Er zijn momenten in het leven waarop alles zwaar lijkt — wanneer gebeden onbeantwoord lijken te blijven, deuren gesloten blijven en het hart moe wordt van wachten. In zulke tijden voelt vreugde soms als iets onmogelijks, alsof ze alleen bestaat voor mensen bij wie alles goed gaat.
En toch… juist daar, in het midden van pijn, tekort en verwarring, kan God een vreugde geven die de omstandigheden overstijgt. Deze vreugde is anders dan het vluchtige geluk dat de wereld kent. Het is geen gevoel dat afhangt van succes, gezondheid of voorspoed, maar een diepe rust in het besef dat God nog steeds goed is — dat Hij alles in Zijn hand houdt, ook als wij het niet begrijpen. Het is de zekerheid dat Zijn liefde niet schommelt met de stormen van het leven, maar stevig blijft staan, als een anker voor de ziel.
de apostel Paulus schreef een brief aan de gelovigen te Filippi, hierin zij hij het volgende:
“laat de Here uw vreugde blijven. Ik zeg het nogmaals: wees altijd verheugd”
toen hij deze brief schreef verbleef hij niet in een 5-sterrenhotel maar stond hij onder huisarrest. Bewaakt door Romeinse soldaten, wachtend op zijn proces bij keizer Nero. Hij wist dat de uitkomst zijn dood kon betekenen.
de woorden ‘laat de Here uw vreugde blijven’ kwamen niet voort uit blind optimisme of ontkenning van pijn. Paulus kende lijden dieper dan de meesten ooit zouden ervaren. Hij had zweepslagen gehad, was gestenigd, had schipbreuk geleden en werd zwaar vervolgd. Hij had vrienden verloren, en zijn eigen volk had hem verstoten.
Toch straalde uit zijn hart een licht dat geen gevangenis kon doven.
De bron van bovennatuurlijke vreugde
Die vreugde was niet het gevolg van een rustig leven, maar van een diepe zekerheid: dat Christus alles voor hem was. Voor Paulus was de vreugde niet afhankelijk van wat hij bezat, maar van Wie hij kende. Hij wist dat niets hem kon scheiden van de liefde van God — geen honger, geen zwaard, geen keten, geen duisternis. Hij had alles verloren omwille van Christus, maar hij beschouwde dat verlies als winst, omdat hij daardoor iets had ontvangen dat de wereld niet kon geven: de levende aanwezigheid van zijn Heer.

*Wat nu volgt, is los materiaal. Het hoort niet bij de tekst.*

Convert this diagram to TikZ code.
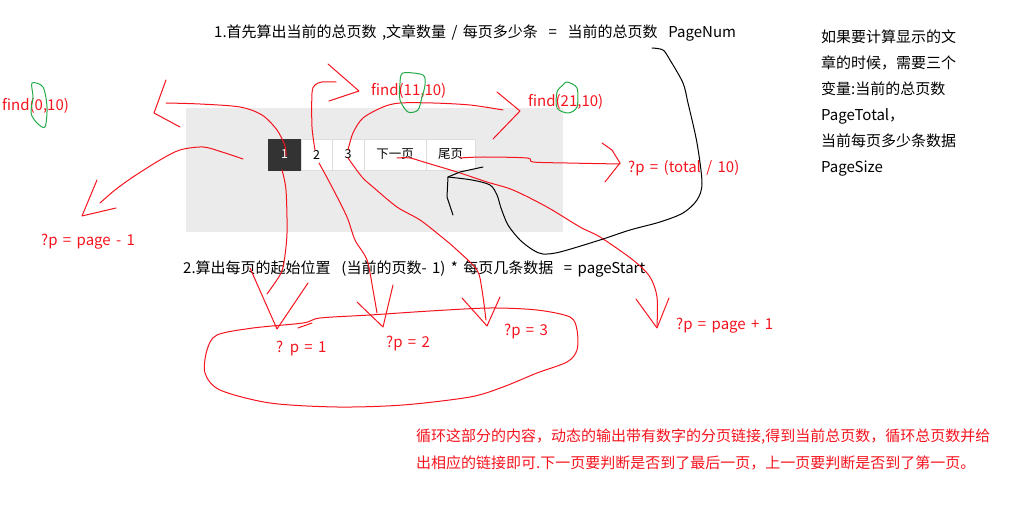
\documentclass[tikz,border=0pt]{standalone}
\usepackage{fontspec}
\usepackage{tikz}
\usetikzlibrary{arrows.meta}
\newfontfamily\yahei[WordSpace=1.6]{Noto Sans CJK SC}
\definecolor{inkred}{RGB}{245,20,30}
\definecolor{inkgreen}{RGB}{34,170,70}
\definecolor{panelgray}{RGB}{235,235,235}
\definecolor{pageborder}{RGB}{221,221,221}
\definecolor{curgray}{RGB}{51,51,51}
\tikzset{
    pen/.style={inkred,line width=1pt,line cap=round,line join=round},
    blackpen/.style={pen,draw=black},
    greenpen/.style={pen,draw=inkgreen},
    note/.style={font=\yahei\fontsize{15}{17}\selectfont,inner sep=0pt,anchor=west},
    rednote/.style={note,text=inkred},
    pagebtn/.style={draw=pageborder,fill=white,minimum height=31pt,inner sep=0pt,
        anchor=west,font=\yahei\fontsize{12.5}{14}\selectfont}
}
\begin{document}
\begin{tikzpicture}[x=1pt,y=-1pt]
    \useasboundingbox (0,0) rectangle (1018,521);
    \fill[panelgray] (186,108) rectangle (563,232);

    \node[pagebtn,fill=curgray,draw=curgray,text=white,minimum width=33pt] (pg1) at (268,154.5) {1};
    \foreach \xl/\w/\lab/\nm in {301/31/2/pg2,332/32/3/pg3,364/62/下一页/pgnext,426/49/尾页/pglast}{
        \node[pagebtn,minimum width=\w pt] (\nm) at (\xl,154.5) {\lab};
    }

    \node[note] (step1) at (214,33) {1.首先算出当前的总页数 ,文章数量 / 每页多少条 \ = \ 当前的总页数 \ PageNum};
    \node[note] (step2) at (183,269) {2.算出每页的起始位置 \ (当前的页数- 1) * 每页几条数据 \ = pageStart};
    \node[note,anchor=north west,align=left,font=\yahei\fontsize{15}{26}\selectfont] (need) at (821,30)
        {如果要计算显示的文\\章的时候，需要三个\\变量:当前的总页数\\PageTotal，\\当前每页多少条数据\\PageSize};

    \node[rednote] (find0) at (2,106) {find(0,10)};
    \node[rednote] (find11) at (371,91) {find(11,10)};
    \node[rednote] (find21) at (528,102) {find(21,10)};
    \node[rednote] (prev) at (41,242) {?p = page - 1};
    \node[rednote] (total) at (628,168) {?p = (total / 10)};
    \node[rednote] (next) at (676,326) {?p = page + 1};
    \node[rednote] (p1) at (276,349) {? p = 1};
    \node[rednote] (p2) at (386,344) {?p = 2};
    \node[rednote] (p3) at (504,332) {?p = 3};
    \node[rednote,anchor=north west,align=left,font=\yahei\fontsize{15}{27}\selectfont] (loop) at (416,429)
        {循环这部分的内容，动态的输出带有数字的分页链接,得到当前总页数，循环总页数并给\\出相应的链接即可.下一页要判断是否到了最后一页，上一页要判断是否到了第一页。};

    \draw[pen] plot[smooth] coordinates {(286,156) (285,146) (277,130) (262,115) (240,107) (200,104) (166,103)};
    \draw[pen] (166,80) -- (154,113) -- (180,127);
    \draw[pen] plot[smooth] coordinates {(243,159) (222,152) (203,147) (180,150) (160,160) (133,177) (115,190) (100,203)};
    \draw[pen] (97,180) -- (82,216) -- (116,208);
    \draw[pen] plot[smooth] coordinates {(282,170) (286,190) (287,233) (284,262) (280,275) (267,294)};
    \draw[pen] (250,268) -- (277,329) -- (308,283);
    \draw[pen] plot[smooth] coordinates {(315,150) (312,127) (312,93) (315,85) (322,82) (336,82)};
    \draw[pen] (328,64) -- (359,91) -- (329,101);
    \draw[pen] plot[smooth] coordinates {(319,163) (332,187) (347,217) (355,240) (367,260) (373,290) (377,313)};
    \draw[pen] (357,302) -- (383,327) -- (393,285);
    \draw[pen] plot[smooth] coordinates {(348,150) (353,133) (363,118) (383,107) (400,103) (433,103) (470,105) (503,110)};
    \draw[pen] (497,92) -- (520,111) -- (493,139);
    \draw[pen] plot[smooth] coordinates {(348,158) (362,177) (373,187) (397,207) (420,220) (443,238) (457,250) (477,270) (482,290) (486,320)};
    \draw[pen] (462,298) -- (487,326) -- (500,297);
    \draw[pen] plot[smooth] coordinates {(397,158) (410,158) (427,163) (457,172) (487,182) (513,190) (547,207) (580,227) (600,237) (633,260) (650,277) (657,297) (657,327)};
    \draw[pen] (636,299) -- (657,328) -- (669,298);
    \draw[pen] plot[smooth] coordinates {(460,158) (483,157) (527,158) (533,162) (567,163) (620,164)};
    \draw[pen] (602,143) -- (612,150) -- (620,163) -- (605,182);
    \draw[pen] plot[smooth cycle] coordinates {(320,318) (370,315) (430,311) (490,308) (537,310) (570,317) (577,330) (577,350) (567,362) (537,373) (503,387) (470,397) (403,405) (337,407) (270,403) (220,390) (205,373) (207,350) (217,335) (253,328) (303,323)};
    \draw[pen] (298,328) -- (312,323);

    \draw[blackpen] plot[smooth] coordinates {(652,48) (663,50) (670,60) (683,83) (688,103) (697,143) (702,183) (697,200) (683,213) (660,222) (630,230) (600,240) (560,252) (543,254) (533,250) (520,240) (508,225) (501,208) (497,195) (490,185) (472,180) (448,177)};
    \draw[blackpen] (483,167) -- (460,172) -- (448,177) -- (447,197) -- (453,215);

    \draw[greenpen] plot[smooth cycle] coordinates {(32,83) (43,87) (47,107) (45,127) (37,123) (31,113) (33,97)};
    \draw[greenpen] plot[smooth cycle] coordinates {(403,73) (423,75) (425,85) (422,97) (418,110) (408,112) (400,100) (400,83)};
    \draw[greenpen] plot[smooth cycle] coordinates {(567,82) (577,88) (577,107) (568,113) (557,108) (557,92) (563,85)};
\end{tikzpicture}
\end{document}
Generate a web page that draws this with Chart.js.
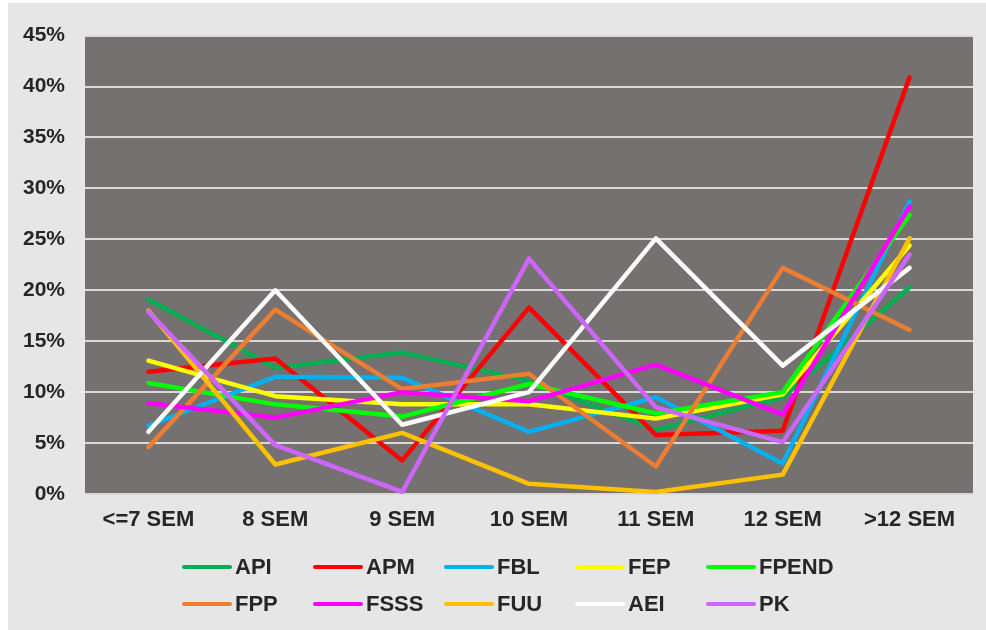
<!DOCTYPE html>
<html lang="en">
<head>
  <meta charset="UTF-8" />
  <title>Semesters</title>
  <script src="https://cdn.jsdelivr.net/npm/chart.js"></script>
  <style>
    html, body { margin: 0; padding: 0; background: #ffffff; }
    body { width: 986px; height: 630px; position: relative; overflow: hidden; font-family: "Liberation Sans", Arial, sans-serif; }
    .frame { position: absolute; left: 8px; top: 3px; width: 978px; height: 627px; background: #e7e6e6; }
    #chart { position: absolute; left: 0; top: 0; }
    .legend {
      position: absolute; left: 174px; top: 545px;
      display: grid; grid-template-columns: repeat(5, 131px); grid-auto-rows: 37.5px;
      align-items: center;
    }
    .legend-item { display: flex; align-items: center; font-weight: bold; font-size: 22px; color: #262626; }
    .legend-item .swatch { width: 50px; height: 4px; border-radius: 2px; margin-right: 3px; }
  </style>
</head>
<body>
  <div class="frame">
    <canvas id="chart" width="978" height="627"></canvas>
    <div class="legend" id="legend"></div>
  </div>

  <script>
    const categories = ['<=7 SEM', '8 SEM', '9 SEM', '10 SEM', '11 SEM', '12 SEM', '>12 SEM'];

    // values in percent
    const API   = [19.1, 12.4, 13.9, 11.1, 6.3, 9.5, 20.3];
    const APM   = [12.0, 13.3, 3.3, 18.3, 5.8, 6.2, 40.9];
    const FBL   = [6.7, 11.5, 11.4, 6.1, 9.5, 3.0, 28.7];
    const FEP   = [13.1, 9.6, 8.8, 8.8, 7.4, 9.8, 24.4];
    const FPEND = [10.9, 8.8, 7.6, 10.8, 7.9, 10.0, 27.4];
    const FPP   = [4.6, 18.1, 10.3, 11.8, 2.7, 22.2, 16.1];
    const FSSS  = [8.9, 7.5, 10.0, 9.1, 12.7, 7.8, 28.2];
    const FUU   = [18.0, 2.9, 6.0, 1.0, 0.2, 1.9, 25.1];
    const AEI   = [6.1, 20.0, 6.8, 10.0, 25.1, 12.6, 22.2];
    const PK    = [17.9, 4.8, 0.2, 23.1, 8.5, 5.1, 23.5];

    const seriesNames = ['API', 'APM', 'FBL', 'FEP', 'FPEND', 'FPP', 'FSSS', 'FUU', 'AEI', 'PK'];
    const seriesValues = [API, APM, FBL, FEP, FPEND, FPP, FSSS, FUU, AEI, PK];
    const seriesColors = ['#00b050', '#ff0000', '#00b0f0', '#ffff00', '#00ff00', '#ed7d31', '#ff00ff', '#ffc000', '#ffffff', '#cc66ff'];

    const yTicks = [0, 5, 10, 15, 20, 25, 30, 35, 40, 45];

    const plotBg = {
      id: 'plotBg',
      beforeDraw(chart) {
        const { ctx, chartArea: a } = chart;
        ctx.save();
        ctx.fillStyle = '#767171';
        ctx.fillRect(a.left, a.top, a.right - a.left, a.bottom - a.top);
        ctx.restore();
      }
    };

    // later series drawn on top (Chart.js draws lower `order` last)
    const datasets = seriesNames.map((name, i) => ({
      label: name,
      data: seriesValues[i],
      borderColor: seriesColors[i],
      backgroundColor: seriesColors[i],
      borderWidth: 4.5,
      borderJoinStyle: 'round',
      borderCapStyle: 'round',
      pointRadius: 0,
      tension: 0,
      fill: false,
      order: seriesNames.length - i
    }));

    new Chart(document.getElementById('chart'), {
      type: 'line',
      data: { labels: categories, datasets },
      options: {
        responsive: false,
        animation: false,
        layout: { padding: { top: 29, right: 13, bottom: 0, left: 0 } },
        plugins: { legend: { display: false }, tooltip: { enabled: false } },
        scales: {
          x: {
            offset: true,
            grid: { display: false, drawTicks: false },
            border: { display: false },
            ticks: {
              padding: 13,
              color: '#262626',
              font: { family: 'Liberation Sans', size: 22, weight: 'bold' },
              maxRotation: 0,
              autoSkip: false
            },
            afterFit(scale) { scale.height = 136; }
          },
          y: {
            min: 0,
            max: 45,
            afterBuildTicks(scale) { scale.ticks = yTicks.map(v => ({ value: v })); },
            grid: { color: '#d9d9d9', lineWidth: 2, drawTicks: false },
            border: { display: false },
            ticks: {
              padding: 20,
              color: '#262626',
              font: { family: 'Liberation Sans', size: 21, weight: 'bold' },
              callback: v => v + '%'
            },
            afterFit(scale) { scale.width = 77; }
          }
        }
      },
      plugins: [plotBg]
    });

    // legend: two rows of five, same order as the series
    document.getElementById('legend').innerHTML = seriesNames.map((name, i) => `
      <div class="legend-item"><span class="swatch" style="background:${seriesColors[i]}"></span>${name}</div>
    `).join('');
  </script>
</body>
</html>
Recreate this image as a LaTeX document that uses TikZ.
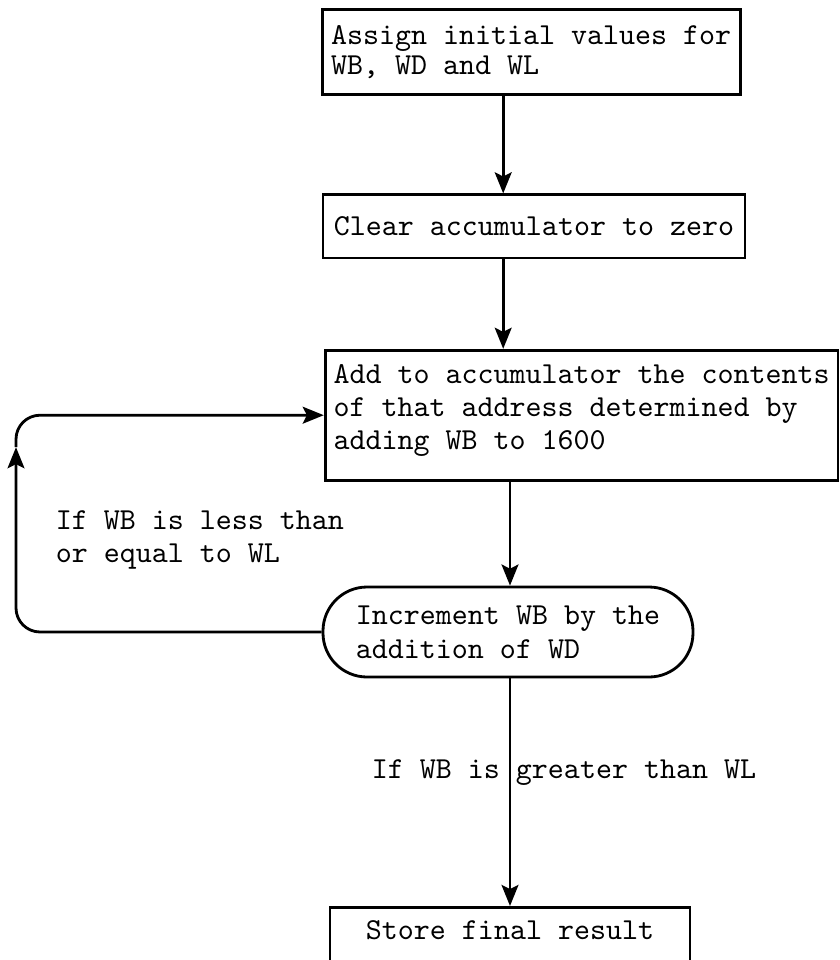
\documentclass[tikz,border=0pt]{standalone}
\usepackage{fontspec}
\usepackage{tikz}
\usetikzlibrary{calc}
\usetikzlibrary{arrows.meta}

\begin{document}
\begin{tikzpicture}[
  procbox/.style={draw, line width=1pt, align=left, inner sep=0pt, font=\ttfamily\fontsize{10.84pt}{11.7pt}\selectfont},
  flowline/.style={line width=1pt, -{Stealth[length=7.5pt,width=6pt,inset=1.5pt]}},
  note/.style={inner sep=0pt, align=left, font=\ttfamily\fontsize{10.84pt}{12pt}\selectfont}
]
\useasboundingbox (0,0) rectangle (10.5,-12);
\clip (0,0) rectangle (10.5,-12);

\coordinate (col_a) at (6.29,0);
\coordinate (col_b) at (6.375,0);
\coordinate (loop_up) at (0.2,-5.59);

\node [procbox, minimum width=5.225cm, minimum height=1.06cm, font=\ttfamily\fontsize{10.84pt}{10.7pt}\selectfont] (assign) at (6.64,-0.65) {Assign initial values for\\WB, WD and WL};
\node [procbox, minimum width=5.275cm, minimum height=0.79cm] (clear) at (6.675,-2.83) {Clear accumulator to zero};
\node [procbox, minimum width=6.41cm, minimum height=1.625cm] (add) at (7.27,-5.19) {Add to accumulator the contents\\of that address determined by\\adding WB to 1600\rule[-0.2cm]{0pt}{0pt}};
\node [procbox, rounded corners=0.55cm, minimum width=4.625cm, minimum height=1.125cm, font=\ttfamily\fontsize{10.84pt}{12pt}\selectfont] (inc) at (6.35,-7.9) {Increment WB by the\\addition of WD};
\node [procbox, anchor=north, minimum width=4.5cm, text height=0.3cm, text depth=0.4cm, inner ysep=0.1cm] (store) at (6.375,-11.325) {Store final result};

\draw [flowline] (assign.south -| col_a) -- (clear.north -| col_a);
\draw [flowline] (clear.south -| col_a) -- (add.north -| col_a);
\draw [flowline] (add.south -| col_b) -- (inc.north -| col_b);
\draw [flowline] (inc.south -| col_b) -- (store.north -| col_b);

% loop back
\draw [flowline, rounded corners=0.3cm] (inc.west) -| (loop_up);
\draw [flowline, rounded corners=0.3cm] (loop_up) |- (add.west);

\node [note, anchor=west] (less) at (0.69,-6.75) {If WB is less than\\or equal to WL};
\node [note] (greater) at (7.05,-9.66) {If WB is greater than WL};

\end{tikzpicture}
\end{document}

In de stilte van de gevangenis voelde Paulus die aanwezigheid sterker dan ooit. Hij zag geen muren, hij zag een Koninkrijk. Hij hoorde geen ratten, maar de lofzangen van de engelen. Zijn lichaam zat vast, maar zijn geest was vrij. Dat is de kern van bovennatuurlijke vreugde: het is geen emotie die komt en gaat afhankelijk van de omstandigheden, maar een innerlijke zekerheid dat God goed is, zelfs als alles donker lijkt.
vandaag
Diezelfde vreugde is er nog steeds. Ze is niet gebonden aan tijd of plaats. Ze is niet te koop, niet te verdienen, niet te maken door wilskracht. Ze komt alleen van boven — uit de hand van een God die Zichzelf geeft aan wie Hem zoekt.